At any rate, Ms. Gaylor’s alarmist wording here is cleverly designed to make the reader think the condom and the birth control pill are about to be banned.


Next? “A majority of states still do not require insurance companies that offer prescription coverage for Viagra ... to also cover contraception.”

In the first place, governments have no business “requiring” insurance companies to cover or not cover anything -- an unconstitutional intervention which REMOVES free consumer choice and drives up medical costs for everyone. (This did start out being about free “choice.” Wouldn’t that include being able to choose and custom-tailor my insurance coverage?)

But secondly, I called the folks at “Catalyst Rx,” and I’m told the Review-Journal’s health plan (just as a randomly selected example) DOES cover birth control pills, but does NOT cover Viagra, Cialis, etc. (Yes, that’s one anecdotal example. But that’s one more than Ms. Gaylor uses to back up her tired old sound byte.)

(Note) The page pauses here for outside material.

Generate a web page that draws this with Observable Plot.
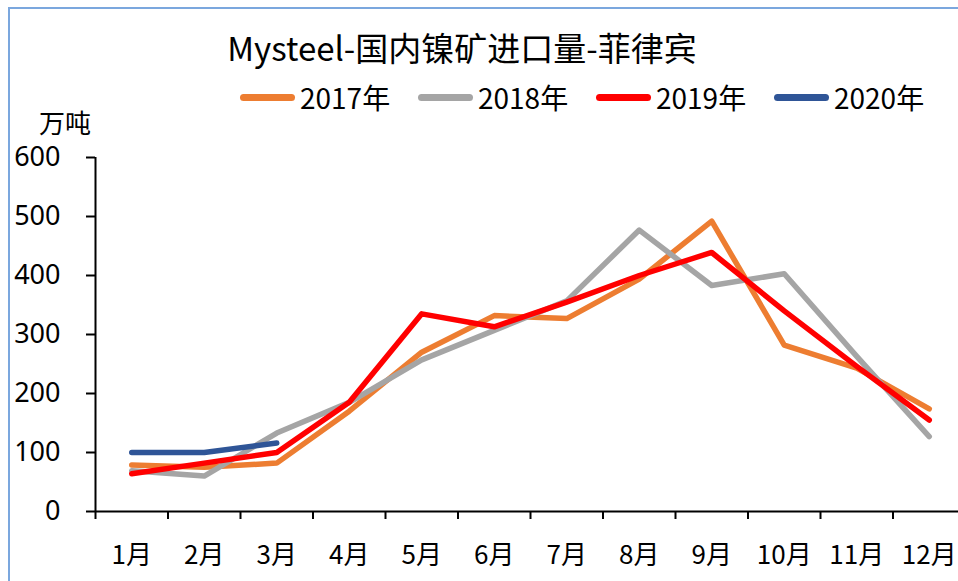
<!DOCTYPE html>
<html><head><meta charset="utf-8">
<script src="https://cdn.jsdelivr.net/npm/d3@7"></script>
<script src="https://cdn.jsdelivr.net/npm/@observablehq/plot@0.6"></script>
<style>
html,body{margin:0;padding:0;overflow:hidden;background:#fff;}
body{font-family:"Noto Sans CJK SC","Noto Sans",sans-serif;color:#000;}
#wrap{position:relative;width:958px;height:581px;overflow:hidden;}
#frame{position:absolute;left:8px;top:7px;width:1100px;height:1100px;border:2px solid #7BA7DE;box-sizing:border-box;}
#title{position:absolute;left:0;width:924px;top:27px;text-align:center;font-size:33px;line-height:40px;white-space:nowrap;}
#legend{position:absolute;top:80px;left:240px;display:flex;white-space:nowrap;}
.item{display:flex;align-items:center;width:178px;font-size:28px;line-height:34px;}
.sw{width:55px;height:7px;border-radius:4px;margin-right:5px;flex:none;}
#unit{position:absolute;left:39px;top:108px;font-size:26px;line-height:28px;}
#chart{position:absolute;left:0;top:100px;width:965px;}
#chart svg{max-width:none !important;}
</style>
</head><body>
<div id="wrap">
  <div id="frame"></div>
  <div id="title"></div>
  <div id="legend"></div>
  <div id="unit"></div>
  <div id="chart"></div>
</div>
<script>
const titleText = "Mysteel-国内镍矿进口量-菲律宾";
const unitText = "万吨";
const months = ["1月","2月","3月","4月","5月","6月","7月","8月","9月","10月","11月","12月"];
const years = ["2017年","2018年","2019年","2020年"];
const v2017 = [79, 75, 82, 170, 270, 332, 327, 394, 492, 282, 243, 174];
const v2018 = [69, 60, 133, 185, 257, 307, 357, 477, 383, 403, 263, 127];
const v2019 = [64, 82, 100, 185, 335, 313, 355, 400, 439, 340, 246, 155];
const v2020 = [100, 100, 116];
const yTicks = [0, 100, 200, 300, 400, 500, 600];

const seriesValues = [v2017, v2018, v2019, v2020];
const seriesColors = ["#ED7D31", "#A5A5A5", "#FF0000", "#2F5597"];

document.getElementById("title").textContent = titleText;
document.getElementById("unit").textContent = unitText;
const legend = document.getElementById("legend");
years.forEach((y, i) => {
  const it = document.createElement("div");
  it.className = "item";
  const sw = document.createElement("span");
  sw.className = "sw";
  sw.style.background = seriesColors[i];
  const tx = document.createElement("span");
  tx.textContent = y;
  it.appendChild(sw); it.appendChild(tx);
  legend.appendChild(it);
});

const rows = [];
seriesValues.forEach((vals, s) => {
  vals.forEach((v, i) => rows.push({series: years[s], m: i + 1, v}));
});
const bounds = d3.range(0, months.length + 1).map(d => d + 0.5);
const centers = months.map((_, i) => i + 1);

const chart = Plot.plot({
  width: 965,
  height: 481,
  marginLeft: 95,
  marginRight: 0,
  marginTop: 57,
  marginBottom: 70,
  style: {fontFamily: '"Noto Sans CJK SC","Noto Sans",sans-serif', color: "#000", background: "transparent", overflow: "visible", maxWidth: "none"},
  x: {type: "linear", domain: [0.5, months.length + 0.5], axis: null},
  y: {domain: [0, 600], axis: null},
  marks: [
    Plot.axisY(yTicks, {tickSize: 9, tickPadding: 26, fontSize: 27, fontFamily: '"Noto Sans",sans-serif', strokeWidth: 2, color: "#000", label: null, tickFormat: d => String(d)}),
    Plot.axisX(bounds, {tickSize: 8, tickFormat: () => "", strokeWidth: 2, color: "#000", label: null}),
    Plot.axisX(centers, {tickSize: 0, tickPadding: 34, fontSize: 26, color: "#000", label: null, tickFormat: d => months[d - 1]}),
    Plot.ruleX([0.5], {y1: 0, y2: 600, stroke: "#000", strokeWidth: 2}),
    Plot.ruleY([0], {stroke: "#000", strokeWidth: 2}),
    ...years.map((y, s) => Plot.lineY(rows.filter(r => r.series === y), {
      x: "m", y: "v", stroke: seriesColors[s], strokeWidth: 5.5,
      strokeLinecap: "round", strokeLinejoin: "round"
    }))
  ]
});
chart.style.maxWidth = "none";
document.getElementById("chart").appendChild(chart);
</script>
</body></html>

So it appears the prejudice here is working not against the convenience of women and couples who seek sterile sex, but specifically against impotent men who might want to father children, and the women who love them. This despite the fact that drugs like Cialis are far more expensive (at $10 per pill) and that -- when properly prescribed -- Viagra and Cialis treat an actual and psychologically devastating physical disease (erectile dysfunction), while birth control pills “treat” something which is not an illness at all (fertility) and can thus be far more easily argued to have no place under “health” insurance.

(That’s a far cry from saying the pill should be banned. Remember, I don’t even support “prescriptions,” a system of monopoly licensing through which the government treats us all as children. Sell ’em in Pez dispensers.)

In the end, Ms. Gaylor’s plea is little more than traditional Democratic scare talk, harping on the one tired threat (“Roe v. Wade is falling! Roe v. Wade is falling!”) which that party has found will keep women voters in line, and concluding with the pathetic contention that there should be a quota of at least four women on the nine-member U.S. Supreme Court -- as though Ms. Gaylor would really be happy if Phyllis Schlafly and Ann Coulter were appointed.

(You want quotas? Why aren’t three of the justices required to be avid shooters and gun owners? Why isn’t it required that two be active pot smokers? That six of them be under 40? Why isn’t one an exotic dancer, one a tattooed biker, one a cattle rancher, and one an Indian? These are probably BETTER indicators of truly diverse political views than the mere presence of ovaries, functional or otherwise.)

The problem with Roe v. Wade is that while the result is happy -- less restriction on reproductive freedom -- any high school kid could write a more eloquent and constitutionally relevant defense of these freedoms. How about:

“While a godly nation loves its children and its mothers, and should strive mightily to provide better alternatives -- from contraception to adoption to encouraging earlier marriage (perhaps by closing the government school system and ending legal childhood at 17) -- we find the right of a woman to obtain a safe, legal abortion in privacy to be one of the unenumerated rights guaranteed and protected by the Ninth Amendment. Related concerns are a matter for medical science and for spiritual guidance, rather than the proper affair of judges or the state.”

Reproductive rights are indeed important. That’s why we should not let them be held captive and bound up with calls for more redistributionist medical welfare funded by stolen tax loot, or by partisan shrieks that all is doomed unless we can come up with four lady judges, or that only by electing Democrats (those gun grabbers, those Fearless Drug Warriors) can we protect our “Civil Liberties.”

In fact, whether it’s the First (McCain-Feingold?) or the Second, the Fourth or Sixth or Ninth Amendment being gutted, there’s not a dime’s worth of difference between the two branches of the Incumbent Republicrat Party, and hasn’t been since 1936.